[GIVEN DATA]
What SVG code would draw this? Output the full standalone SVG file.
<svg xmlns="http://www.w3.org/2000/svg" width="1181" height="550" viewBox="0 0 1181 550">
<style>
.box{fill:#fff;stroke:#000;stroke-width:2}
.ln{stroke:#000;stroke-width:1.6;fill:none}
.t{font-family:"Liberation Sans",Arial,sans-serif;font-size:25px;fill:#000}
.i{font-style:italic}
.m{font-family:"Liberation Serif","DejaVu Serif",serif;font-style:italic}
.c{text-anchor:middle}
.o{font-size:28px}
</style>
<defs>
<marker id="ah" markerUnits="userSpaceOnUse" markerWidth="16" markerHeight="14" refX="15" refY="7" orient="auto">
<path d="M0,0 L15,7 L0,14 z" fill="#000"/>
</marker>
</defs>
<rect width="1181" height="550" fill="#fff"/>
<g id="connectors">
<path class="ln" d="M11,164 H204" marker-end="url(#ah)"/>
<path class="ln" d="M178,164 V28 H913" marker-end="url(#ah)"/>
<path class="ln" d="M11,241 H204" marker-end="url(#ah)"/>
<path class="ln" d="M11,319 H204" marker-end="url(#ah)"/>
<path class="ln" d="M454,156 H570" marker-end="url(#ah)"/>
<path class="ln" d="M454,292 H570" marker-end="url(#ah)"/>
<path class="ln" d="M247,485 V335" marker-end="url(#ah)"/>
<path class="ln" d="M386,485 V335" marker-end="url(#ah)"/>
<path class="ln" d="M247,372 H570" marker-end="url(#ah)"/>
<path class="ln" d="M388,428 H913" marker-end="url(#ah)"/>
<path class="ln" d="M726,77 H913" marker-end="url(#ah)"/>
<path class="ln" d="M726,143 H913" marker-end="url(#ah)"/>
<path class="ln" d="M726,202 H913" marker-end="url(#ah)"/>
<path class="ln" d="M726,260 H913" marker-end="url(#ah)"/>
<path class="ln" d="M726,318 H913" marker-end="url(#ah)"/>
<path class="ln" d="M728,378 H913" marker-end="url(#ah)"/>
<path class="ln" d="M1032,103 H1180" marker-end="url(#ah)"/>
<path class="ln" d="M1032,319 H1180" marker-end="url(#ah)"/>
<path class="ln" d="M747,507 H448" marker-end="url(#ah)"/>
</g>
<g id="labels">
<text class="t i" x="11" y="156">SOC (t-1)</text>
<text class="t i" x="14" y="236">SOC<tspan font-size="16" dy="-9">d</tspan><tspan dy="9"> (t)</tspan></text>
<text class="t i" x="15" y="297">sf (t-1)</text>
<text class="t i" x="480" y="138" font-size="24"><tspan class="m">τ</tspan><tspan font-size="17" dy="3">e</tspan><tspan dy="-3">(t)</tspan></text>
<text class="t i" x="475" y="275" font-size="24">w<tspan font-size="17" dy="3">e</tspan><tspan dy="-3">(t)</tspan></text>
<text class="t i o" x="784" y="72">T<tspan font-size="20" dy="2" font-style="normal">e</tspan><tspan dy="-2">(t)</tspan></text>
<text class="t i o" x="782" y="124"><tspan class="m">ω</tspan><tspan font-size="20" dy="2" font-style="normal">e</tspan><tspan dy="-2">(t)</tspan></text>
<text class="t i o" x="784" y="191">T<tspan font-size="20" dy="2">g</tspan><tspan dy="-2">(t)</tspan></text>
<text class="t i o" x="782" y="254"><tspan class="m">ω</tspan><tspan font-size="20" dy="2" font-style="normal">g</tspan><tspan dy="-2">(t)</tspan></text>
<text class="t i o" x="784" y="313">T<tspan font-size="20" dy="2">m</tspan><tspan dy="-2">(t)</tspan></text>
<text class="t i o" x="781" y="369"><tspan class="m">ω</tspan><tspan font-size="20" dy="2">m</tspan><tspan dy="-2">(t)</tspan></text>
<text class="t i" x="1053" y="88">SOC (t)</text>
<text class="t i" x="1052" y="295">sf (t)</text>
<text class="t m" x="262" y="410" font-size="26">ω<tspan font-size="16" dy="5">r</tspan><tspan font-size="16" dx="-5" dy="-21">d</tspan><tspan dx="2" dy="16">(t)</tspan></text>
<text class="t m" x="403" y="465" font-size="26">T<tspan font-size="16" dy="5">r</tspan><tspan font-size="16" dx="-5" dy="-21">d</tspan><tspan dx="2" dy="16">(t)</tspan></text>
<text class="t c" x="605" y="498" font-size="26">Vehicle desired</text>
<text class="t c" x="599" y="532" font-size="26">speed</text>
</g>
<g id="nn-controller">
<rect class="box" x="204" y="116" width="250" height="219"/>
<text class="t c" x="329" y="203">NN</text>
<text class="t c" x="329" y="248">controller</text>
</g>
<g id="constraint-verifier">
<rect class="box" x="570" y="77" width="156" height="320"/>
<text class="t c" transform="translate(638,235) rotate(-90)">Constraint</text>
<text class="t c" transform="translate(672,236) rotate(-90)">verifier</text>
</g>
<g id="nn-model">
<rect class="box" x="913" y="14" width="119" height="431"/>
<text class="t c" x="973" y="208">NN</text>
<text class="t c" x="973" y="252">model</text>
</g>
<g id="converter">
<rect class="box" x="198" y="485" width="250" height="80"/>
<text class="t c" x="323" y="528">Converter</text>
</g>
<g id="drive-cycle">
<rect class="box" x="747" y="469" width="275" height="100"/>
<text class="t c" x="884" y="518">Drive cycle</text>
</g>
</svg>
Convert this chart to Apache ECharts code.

[WHAT TO DO]
Repeat the material above exactly.

[EXERCISE OUTPUT]
What SVG code would draw this? Output the full standalone SVG file.
<svg xmlns="http://www.w3.org/2000/svg" width="1181" height="550" viewBox="0 0 1181 550">
<style>
.box{fill:#fff;stroke:#000;stroke-width:2}
.ln{stroke:#000;stroke-width:1.6;fill:none}
.t{font-family:"Liberation Sans",Arial,sans-serif;font-size:25px;fill:#000}
.i{font-style:italic}
.m{font-family:"Liberation Serif","DejaVu Serif",serif;font-style:italic}
.c{text-anchor:middle}
.o{font-size:28px}
</style>
<defs>
<marker id="ah" markerUnits="userSpaceOnUse" markerWidth="16" markerHeight="14" refX="15" refY="7" orient="auto">
<path d="M0,0 L15,7 L0,14 z" fill="#000"/>
</marker>
</defs>
<rect width="1181" height="550" fill="#fff"/>
<g id="connectors">
<path class="ln" d="M11,164 H204" marker-end="url(#ah)"/>
<path class="ln" d="M178,164 V28 H913" marker-end="url(#ah)"/>
<path class="ln" d="M11,241 H204" marker-end="url(#ah)"/>
<path class="ln" d="M11,319 H204" marker-end="url(#ah)"/>
<path class="ln" d="M454,156 H570" marker-end="url(#ah)"/>
<path class="ln" d="M454,292 H570" marker-end="url(#ah)"/>
<path class="ln" d="M247,485 V335" marker-end="url(#ah)"/>
<path class="ln" d="M386,485 V335" marker-end="url(#ah)"/>
<path class="ln" d="M247,372 H570" marker-end="url(#ah)"/>
<path class="ln" d="M388,428 H913" marker-end="url(#ah)"/>
<path class="ln" d="M726,77 H913" marker-end="url(#ah)"/>
<path class="ln" d="M726,143 H913" marker-end="url(#ah)"/>
<path class="ln" d="M726,202 H913" marker-end="url(#ah)"/>
<path class="ln" d="M726,260 H913" marker-end="url(#ah)"/>
<path class="ln" d="M726,318 H913" marker-end="url(#ah)"/>
<path class="ln" d="M728,378 H913" marker-end="url(#ah)"/>
<path class="ln" d="M1032,103 H1180" marker-end="url(#ah)"/>
<path class="ln" d="M1032,319 H1180" marker-end="url(#ah)"/>
<path class="ln" d="M747,507 H448" marker-end="url(#ah)"/>
</g>
<g id="labels">
<text class="t i" x="11" y="156">SOC (t-1)</text>
<text class="t i" x="14" y="236">SOC<tspan font-size="16" dy="-9">d</tspan><tspan dy="9"> (t)</tspan></text>
<text class="t i" x="15" y="297">sf (t-1)</text>
<text class="t i" x="480" y="138" font-size="24"><tspan class="m">τ</tspan><tspan font-size="17" dy="3">e</tspan><tspan dy="-3">(t)</tspan></text>
<text class="t i" x="475" y="275" font-size="24">w<tspan font-size="17" dy="3">e</tspan><tspan dy="-3">(t)</tspan></text>
<text class="t i o" x="784" y="72">T<tspan font-size="20" dy="2" font-style="normal">e</tspan><tspan dy="-2">(t)</tspan></text>
<text class="t i o" x="782" y="124"><tspan class="m">ω</tspan><tspan font-size="20" dy="2" font-style="normal">e</tspan><tspan dy="-2">(t)</tspan></text>
<text class="t i o" x="784" y="191">T<tspan font-size="20" dy="2">g</tspan><tspan dy="-2">(t)</tspan></text>
<text class="t i o" x="782" y="254"><tspan class="m">ω</tspan><tspan font-size="20" dy="2" font-style="normal">g</tspan><tspan dy="-2">(t)</tspan></text>
<text class="t i o" x="784" y="313">T<tspan font-size="20" dy="2">m</tspan><tspan dy="-2">(t)</tspan></text>
<text class="t i o" x="781" y="369"><tspan class="m">ω</tspan><tspan font-size="20" dy="2">m</tspan><tspan dy="-2">(t)</tspan></text>
<text class="t i" x="1053" y="88">SOC (t)</text>
<text class="t i" x="1052" y="295">sf (t)</text>
<text class="t m" x="262" y="410" font-size="26">ω<tspan font-size="16" dy="5">r</tspan><tspan font-size="16" dx="-5" dy="-21">d</tspan><tspan dx="2" dy="16">(t)</tspan></text>
<text class="t m" x="403" y="465" font-size="26">T<tspan font-size="16" dy="5">r</tspan><tspan font-size="16" dx="-5" dy="-21">d</tspan><tspan dx="2" dy="16">(t)</tspan></text>
<text class="t c" x="605" y="498" font-size="26">Vehicle desired</text>
<text class="t c" x="599" y="532" font-size="26">speed</text>
</g>
<g id="nn-controller">
<rect class="box" x="204" y="116" width="250" height="219"/>
<text class="t c" x="329" y="203">NN</text>
<text class="t c" x="329" y="248">controller</text>
</g>
<g id="constraint-verifier">
<rect class="box" x="570" y="77" width="156" height="320"/>
<text class="t c" transform="translate(638,235) rotate(-90)">Constraint</text>
<text class="t c" transform="translate(672,236) rotate(-90)">verifier</text>
</g>
<g id="nn-model">
<rect class="box" x="913" y="14" width="119" height="431"/>
<text class="t c" x="973" y="208">NN</text>
<text class="t c" x="973" y="252">model</text>
</g>
<g id="converter">
<rect class="box" x="198" y="485" width="250" height="80"/>
<text class="t c" x="323" y="528">Converter</text>
</g>
<g id="drive-cycle">
<rect class="box" x="747" y="469" width="275" height="100"/>
<text class="t c" x="884" y="518">Drive cycle</text>
</g>
</svg>
Convert this chart to Apache ECharts code.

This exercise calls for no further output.